Efficient Removal without Efficient Regularity

TL;DR

This paper introduces a new approach to the induced $C_4$ removal lemma, achieving the first exponential bound without relying on the regularity lemma, marking significant progress in extremal combinatorics.

Contribution

It develops a novel method to obtain an exponential bound for the induced $C_4$ removal lemma without using the regularity lemma, overcoming a longstanding barrier.

Findings

First exponential bound for induced $C_4$ removal lemma

Removes reliance on regularity lemma for this problem

Progress on a problem posed by Alon in 2001

Abstract

Obtaining an efficient bound for the triangle removal lemma is one of the most outstanding open problems of extremal combinatorics.

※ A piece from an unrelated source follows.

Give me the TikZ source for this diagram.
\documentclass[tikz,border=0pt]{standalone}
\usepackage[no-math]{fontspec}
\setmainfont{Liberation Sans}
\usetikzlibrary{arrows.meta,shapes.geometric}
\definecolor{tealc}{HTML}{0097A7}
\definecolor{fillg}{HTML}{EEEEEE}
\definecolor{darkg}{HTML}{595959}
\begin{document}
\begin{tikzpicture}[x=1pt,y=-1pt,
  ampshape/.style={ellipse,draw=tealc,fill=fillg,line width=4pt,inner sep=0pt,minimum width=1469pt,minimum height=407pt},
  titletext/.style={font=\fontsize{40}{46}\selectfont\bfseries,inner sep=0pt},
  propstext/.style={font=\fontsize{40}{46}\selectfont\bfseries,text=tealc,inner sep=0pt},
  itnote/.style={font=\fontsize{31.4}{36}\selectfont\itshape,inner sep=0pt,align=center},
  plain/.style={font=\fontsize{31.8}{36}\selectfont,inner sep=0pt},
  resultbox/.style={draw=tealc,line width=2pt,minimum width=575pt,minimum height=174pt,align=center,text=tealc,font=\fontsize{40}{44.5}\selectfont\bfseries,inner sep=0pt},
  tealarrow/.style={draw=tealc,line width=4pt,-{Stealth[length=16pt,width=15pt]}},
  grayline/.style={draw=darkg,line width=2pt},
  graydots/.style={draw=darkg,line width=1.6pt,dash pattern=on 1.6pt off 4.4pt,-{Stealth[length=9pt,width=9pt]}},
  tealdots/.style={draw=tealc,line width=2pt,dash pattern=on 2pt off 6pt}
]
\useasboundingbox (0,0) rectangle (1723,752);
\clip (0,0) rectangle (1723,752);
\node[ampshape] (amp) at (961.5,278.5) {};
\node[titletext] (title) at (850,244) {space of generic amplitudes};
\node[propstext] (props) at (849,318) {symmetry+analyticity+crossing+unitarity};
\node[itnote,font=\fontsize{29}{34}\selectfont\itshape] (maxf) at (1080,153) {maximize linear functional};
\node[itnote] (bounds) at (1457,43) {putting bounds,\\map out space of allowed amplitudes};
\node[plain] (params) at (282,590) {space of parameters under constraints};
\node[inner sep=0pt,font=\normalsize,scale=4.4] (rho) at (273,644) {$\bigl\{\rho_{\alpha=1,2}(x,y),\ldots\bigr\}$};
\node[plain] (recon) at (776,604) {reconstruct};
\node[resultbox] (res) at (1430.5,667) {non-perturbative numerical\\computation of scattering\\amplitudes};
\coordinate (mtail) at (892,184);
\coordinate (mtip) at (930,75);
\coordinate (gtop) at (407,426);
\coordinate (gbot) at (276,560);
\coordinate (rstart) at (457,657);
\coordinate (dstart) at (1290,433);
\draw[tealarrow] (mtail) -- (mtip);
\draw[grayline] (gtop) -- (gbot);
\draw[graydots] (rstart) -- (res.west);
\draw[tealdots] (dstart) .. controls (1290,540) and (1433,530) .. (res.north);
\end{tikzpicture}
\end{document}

Perhaps the main bottleneck for achieving this goal is that triangle-free graphs can be highly unstructured. For example, triangle-free graphs might have only regular partitions (in the sense of Szemer\'edi) of tower-type size. And indeed, essentially all the graph properties ${\cal P}$ for which removal lemmas with reasonable bounds were obtained, are such that every graph satisfying ${\cal P}$ has a small regular partition. So in some sense, a barrier for obtaining an efficient removal lemma for property ${\cal P}$ was having an efficient regularity lemma for graphs satisfying ${\cal P}$. In this paper we consider the property of being induced $C_4$-free, which also suffers from the fact that a graph might satisfy this property but still have only regular partitions of tower-type size. By developing a new approach for this problem we manage to overcome this barrier and thus obtain a merely exponential bound for the induced $C_4$ removal lemma. We thus obtain the first efficient removal lemma that does not rely on an efficient version of the regularity lemma. This is the first substantial progress on a problem raised by Alon in 2001, and more recently by Alon, Conlon and Fox.